> **Goal of the exercise**
Count every line that has the word "standalone". Give the number, without anything more.

> **Input material**
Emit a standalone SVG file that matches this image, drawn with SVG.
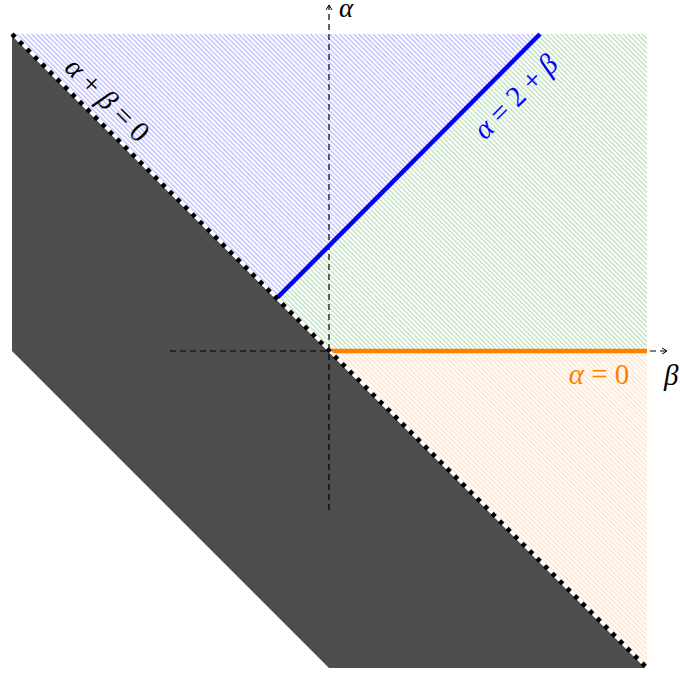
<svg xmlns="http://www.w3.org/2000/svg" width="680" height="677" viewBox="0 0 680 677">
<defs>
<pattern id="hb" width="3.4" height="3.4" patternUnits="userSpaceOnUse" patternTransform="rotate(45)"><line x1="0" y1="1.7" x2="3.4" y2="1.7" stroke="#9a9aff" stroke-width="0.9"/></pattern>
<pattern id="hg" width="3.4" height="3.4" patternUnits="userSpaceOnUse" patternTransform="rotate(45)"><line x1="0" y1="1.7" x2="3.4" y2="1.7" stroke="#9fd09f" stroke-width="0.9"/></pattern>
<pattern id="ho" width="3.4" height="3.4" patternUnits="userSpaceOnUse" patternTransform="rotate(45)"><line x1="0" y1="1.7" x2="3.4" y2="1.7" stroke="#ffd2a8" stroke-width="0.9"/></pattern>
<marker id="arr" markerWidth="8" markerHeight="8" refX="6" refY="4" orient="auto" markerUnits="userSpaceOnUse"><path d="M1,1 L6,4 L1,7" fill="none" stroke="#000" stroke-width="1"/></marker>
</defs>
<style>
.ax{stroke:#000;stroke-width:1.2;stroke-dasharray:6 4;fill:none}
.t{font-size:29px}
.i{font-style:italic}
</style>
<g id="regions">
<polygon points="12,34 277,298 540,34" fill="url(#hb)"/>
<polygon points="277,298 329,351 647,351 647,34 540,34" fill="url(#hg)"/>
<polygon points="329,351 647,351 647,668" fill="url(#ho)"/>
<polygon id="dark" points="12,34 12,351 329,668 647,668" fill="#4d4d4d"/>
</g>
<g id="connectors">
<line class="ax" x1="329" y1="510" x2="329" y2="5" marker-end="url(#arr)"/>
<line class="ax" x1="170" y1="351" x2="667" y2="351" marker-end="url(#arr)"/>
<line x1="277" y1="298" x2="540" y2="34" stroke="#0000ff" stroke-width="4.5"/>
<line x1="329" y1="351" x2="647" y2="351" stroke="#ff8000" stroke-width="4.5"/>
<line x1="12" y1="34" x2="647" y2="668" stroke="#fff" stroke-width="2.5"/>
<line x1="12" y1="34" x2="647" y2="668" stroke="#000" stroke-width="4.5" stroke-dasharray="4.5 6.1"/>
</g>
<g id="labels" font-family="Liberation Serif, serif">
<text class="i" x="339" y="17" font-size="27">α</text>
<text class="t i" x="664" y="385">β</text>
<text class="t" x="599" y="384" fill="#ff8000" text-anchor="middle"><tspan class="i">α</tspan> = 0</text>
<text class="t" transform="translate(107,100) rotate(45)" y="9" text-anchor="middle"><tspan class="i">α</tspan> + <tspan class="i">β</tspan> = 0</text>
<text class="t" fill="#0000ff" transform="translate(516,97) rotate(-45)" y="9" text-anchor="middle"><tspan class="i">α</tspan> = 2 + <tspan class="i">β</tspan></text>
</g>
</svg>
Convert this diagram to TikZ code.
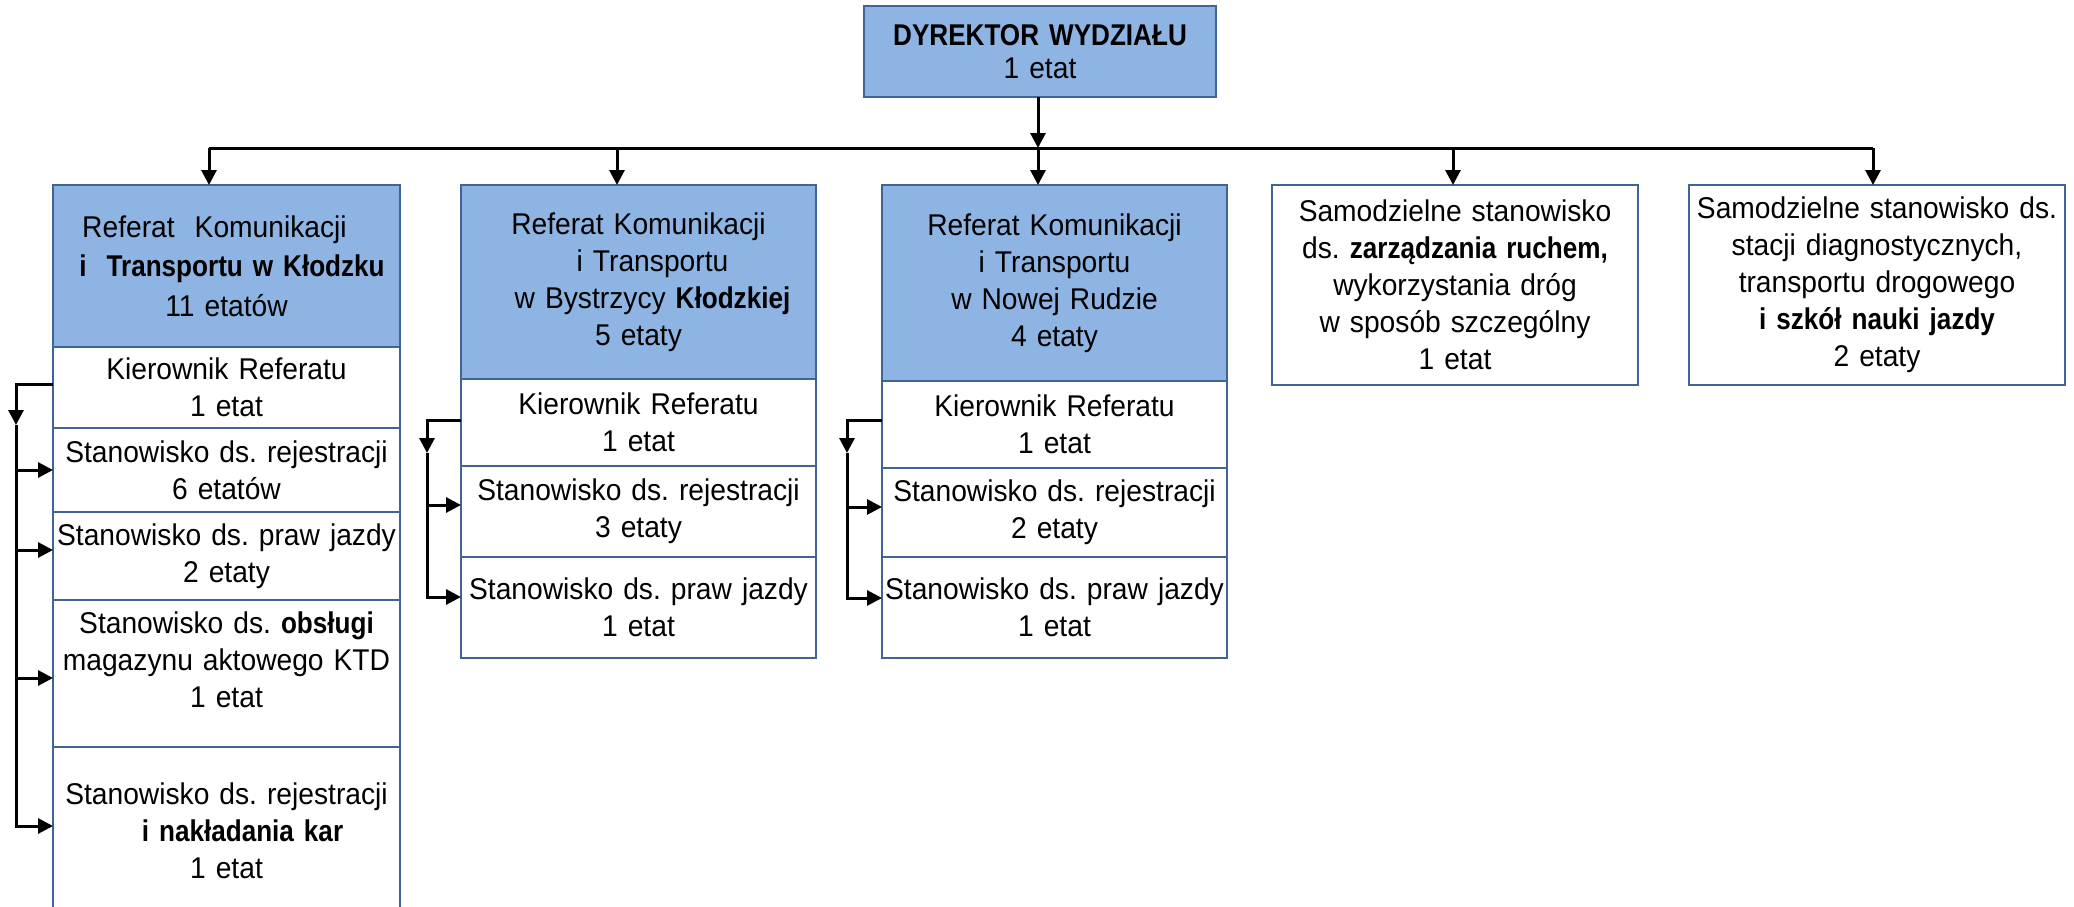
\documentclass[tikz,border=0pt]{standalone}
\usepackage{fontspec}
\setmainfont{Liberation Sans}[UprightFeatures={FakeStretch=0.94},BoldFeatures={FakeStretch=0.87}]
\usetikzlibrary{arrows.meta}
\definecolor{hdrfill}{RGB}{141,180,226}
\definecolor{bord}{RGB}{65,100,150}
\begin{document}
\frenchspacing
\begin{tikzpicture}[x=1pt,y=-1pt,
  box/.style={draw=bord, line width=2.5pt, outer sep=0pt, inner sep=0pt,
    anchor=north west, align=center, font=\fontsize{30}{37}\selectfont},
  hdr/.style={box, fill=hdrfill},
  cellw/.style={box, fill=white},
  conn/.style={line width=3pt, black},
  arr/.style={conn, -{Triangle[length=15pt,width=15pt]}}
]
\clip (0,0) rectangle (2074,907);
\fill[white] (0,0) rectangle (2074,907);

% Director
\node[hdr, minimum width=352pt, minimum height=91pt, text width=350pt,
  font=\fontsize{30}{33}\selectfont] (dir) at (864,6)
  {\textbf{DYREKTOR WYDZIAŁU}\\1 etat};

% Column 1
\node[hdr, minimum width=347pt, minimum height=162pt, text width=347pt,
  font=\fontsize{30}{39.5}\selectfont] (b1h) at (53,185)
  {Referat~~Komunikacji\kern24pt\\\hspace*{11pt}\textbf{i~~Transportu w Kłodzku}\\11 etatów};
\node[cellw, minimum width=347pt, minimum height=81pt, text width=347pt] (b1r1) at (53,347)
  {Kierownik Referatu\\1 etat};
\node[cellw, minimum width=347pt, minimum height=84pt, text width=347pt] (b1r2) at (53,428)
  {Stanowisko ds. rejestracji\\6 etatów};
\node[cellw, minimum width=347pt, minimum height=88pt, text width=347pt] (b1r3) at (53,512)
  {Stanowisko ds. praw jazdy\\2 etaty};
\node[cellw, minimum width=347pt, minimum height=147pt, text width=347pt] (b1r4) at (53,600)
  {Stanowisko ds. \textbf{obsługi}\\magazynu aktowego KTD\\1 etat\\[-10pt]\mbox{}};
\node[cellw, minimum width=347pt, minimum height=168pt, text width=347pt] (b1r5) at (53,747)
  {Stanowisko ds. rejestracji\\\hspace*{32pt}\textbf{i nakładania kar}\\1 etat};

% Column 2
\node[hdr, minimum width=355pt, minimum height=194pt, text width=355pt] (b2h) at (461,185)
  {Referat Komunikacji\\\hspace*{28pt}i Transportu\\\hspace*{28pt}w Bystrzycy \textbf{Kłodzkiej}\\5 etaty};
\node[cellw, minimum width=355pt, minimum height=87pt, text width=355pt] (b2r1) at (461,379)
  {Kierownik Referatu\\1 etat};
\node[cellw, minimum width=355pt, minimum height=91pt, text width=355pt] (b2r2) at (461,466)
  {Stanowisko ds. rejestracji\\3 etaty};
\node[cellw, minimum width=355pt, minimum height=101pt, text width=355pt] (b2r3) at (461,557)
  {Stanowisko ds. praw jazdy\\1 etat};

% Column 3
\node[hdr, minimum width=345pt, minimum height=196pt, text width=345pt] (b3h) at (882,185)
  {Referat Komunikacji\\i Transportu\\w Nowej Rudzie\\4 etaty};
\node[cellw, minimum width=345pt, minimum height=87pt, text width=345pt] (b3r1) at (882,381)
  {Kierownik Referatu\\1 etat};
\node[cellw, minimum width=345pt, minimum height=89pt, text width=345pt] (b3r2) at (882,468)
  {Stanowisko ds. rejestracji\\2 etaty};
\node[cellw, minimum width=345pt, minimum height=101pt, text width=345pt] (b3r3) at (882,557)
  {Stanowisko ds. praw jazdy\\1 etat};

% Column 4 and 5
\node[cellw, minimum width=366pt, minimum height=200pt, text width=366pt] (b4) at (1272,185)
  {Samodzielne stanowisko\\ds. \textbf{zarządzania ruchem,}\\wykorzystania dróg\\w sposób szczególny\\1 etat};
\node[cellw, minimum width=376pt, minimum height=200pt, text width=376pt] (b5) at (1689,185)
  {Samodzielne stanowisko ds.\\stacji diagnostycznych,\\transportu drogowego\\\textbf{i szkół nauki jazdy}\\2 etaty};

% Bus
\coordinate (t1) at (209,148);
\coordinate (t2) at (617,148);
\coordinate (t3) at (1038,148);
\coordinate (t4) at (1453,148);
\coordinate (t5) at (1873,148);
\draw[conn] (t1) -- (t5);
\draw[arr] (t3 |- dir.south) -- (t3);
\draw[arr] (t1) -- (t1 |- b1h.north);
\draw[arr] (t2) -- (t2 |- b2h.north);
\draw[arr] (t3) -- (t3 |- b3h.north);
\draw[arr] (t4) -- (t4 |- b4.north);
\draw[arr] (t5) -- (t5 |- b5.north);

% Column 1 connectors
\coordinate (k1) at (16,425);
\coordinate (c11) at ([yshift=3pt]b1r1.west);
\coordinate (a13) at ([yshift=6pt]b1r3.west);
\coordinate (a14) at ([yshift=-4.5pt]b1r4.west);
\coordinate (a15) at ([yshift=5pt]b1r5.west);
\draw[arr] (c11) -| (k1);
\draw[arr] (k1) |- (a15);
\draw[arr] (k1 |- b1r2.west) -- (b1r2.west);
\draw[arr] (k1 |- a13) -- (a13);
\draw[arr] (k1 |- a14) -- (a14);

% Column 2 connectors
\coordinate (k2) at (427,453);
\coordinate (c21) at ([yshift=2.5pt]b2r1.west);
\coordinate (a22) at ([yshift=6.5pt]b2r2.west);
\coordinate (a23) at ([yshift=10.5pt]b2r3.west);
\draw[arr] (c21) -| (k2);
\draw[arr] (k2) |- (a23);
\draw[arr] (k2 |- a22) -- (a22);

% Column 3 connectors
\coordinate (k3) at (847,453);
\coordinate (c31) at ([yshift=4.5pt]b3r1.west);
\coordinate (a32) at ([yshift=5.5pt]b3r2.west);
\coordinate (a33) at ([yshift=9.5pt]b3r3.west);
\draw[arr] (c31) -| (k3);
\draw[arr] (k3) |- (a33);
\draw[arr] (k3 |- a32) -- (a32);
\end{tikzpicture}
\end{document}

> **Response for this exercise**
2